Hierarchy of "Real Women" in Saudi Arabia

There are ~5.4 million women in KSA between the ages of 15-64 (~Saudi population is 20 million, 60% are over 15 years old, 45% of those are women) and 1.5 million are spinsters according to the Gulf News. 

That means close to 30% of Saudi women are not married because they are either considered old (over 25 according to some!) or unable to “attract” a husband. When asked about what makes women more attractive for marriage it turns out there is a hierarchy similar to that for men (see earlier post on racism and real men).

“Real Women” in order of decreasing attractiveness (for marriage) fall roughly in these categories (attractiveness for affairs or second marriages is another matter):

  • Tribal women- these are either Saudi (or Emirati women) that trace their lineage to a tribe. Each region has a hierarchy of tribes.
  • Foreigners (Western, Arabs, Asian, others)- the preferences between the various foreigners varies based on who is asked. Some mothers prefer Muslim Arab women for their sons, some mothers do not like converts, some sons prefer western women, some prefer someone who can speak the same language, some sons look for beauty and/or compatibility. What appears to be less common are tribal Saudi men married to Asian women (though it was more common a generation ago).
  • Non-tribal Saudi women, Saudi women doctors and divorced women- this category often ends up marrying non-tribal Saudis, divorced men or becoming second wives. Marrying non-Saudi men also happens however it is a prolonged process due to government approvals that are needed beforehand.

What is striking about the order is not that locals prefer to marry locals (that is true for almost every part of the world), it is the notion that non-tribal Saudi women are less desirable than foreigners. Tribalism is such a strong, heavily embedded concept that it completely supercedes nationality and language- not having a tribe while being Saudi is considered less than being a non-Saudi!

Racism and "Real Men" in Saudi Arabia

Segregation of men and women in KSA in restaurants, schools, universities, work areas (even if not required by the government) is explained on religious grounds- that men and women who are not “mahram” for each other should not be alone with each other (different countries and societies deal with the issue of “khulwa” differently- the topic of a different post!).

A mahram is someone in front of whom a woman does not need to cover and can touch/hug e.g. father, father-in-law, bro, son, uncles, nephews, other women etc. For men the equivalent are: mother, mother-in-law, sister, daughter, aunt, niece, other men etc. Other than the husband/wife relationship, the people within the circle of mahram are people that one cannot marry.

So the question comes to mind that if the concept of mahram is so important that all public spaces are segregated, why is it ok for women to be driven by male drivers?

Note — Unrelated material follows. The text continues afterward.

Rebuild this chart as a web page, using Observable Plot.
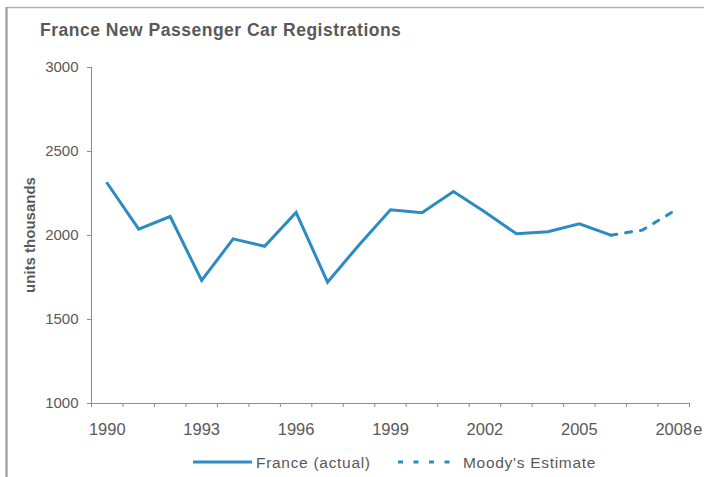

The answer I have received from several locals is mind boggling and has nothing to do with religion. Apparently the drivers in KSA are not considered “real men” as they are almost all from India, Pakistan, India and the Philippines. “Real men” can only be Arab. The hierarchy is as follows:

  • Tribal Arabs (Saudi or from other GCC countries)- real men
  • Syrians and Iraqis- real men
  • Other Arabs (like Egyptians)- NOT real men
  • Asian- not real men

The racism does not end here. People assume that Saudi women cannot possibly be attracted to non-Arab men. They also assume that all these foreign workers would not DARE approach a Saudi woman. Thus it is “safe” to be alone with them. Non-Arab foreign workers  are thus the preferred nationality for personal chauffeurs, limo drivers and taxicab drivers.

Saudi citizenship and immigration policies

 Saudi Arabia is not “home” to anyone who is not born to Saudi parents or is married to a Saudi. Short of these two options, or having something like 3 phds, one cannot ever make Saudi Arabia home as there is no other way to become a citizen.

What does that mean? It means that no matter how long one lives in this country, no matter how much one invests here (emotionally or financially), there is no way of settling down here. Iqamas (residence permits) are issued based on work. Once your work is over, it’s time to leave. Until recently expats were unable to purchase property. This has changed however it does not mean they are allowed to stay if they do not have a job. So retirement in Saudi Arabia after decades of work is not an option.

Part of the reason for exclusivity regarding citizenship is based on tribalism. Social status here is determined by tribal affiliations. Immigrants do not have tribal affiliations and are thus “lower”.  As is, there is plenty of racism in the whole of the GCC.

There are many cases of people who came to KSA 3-4 generations ago, when immigration law was different. All of the younger generations, born and bred in Saudi Arabia, who know no other home, went to public school here, are all married to similar families. No one is married to “pure” Saudis except as second wives.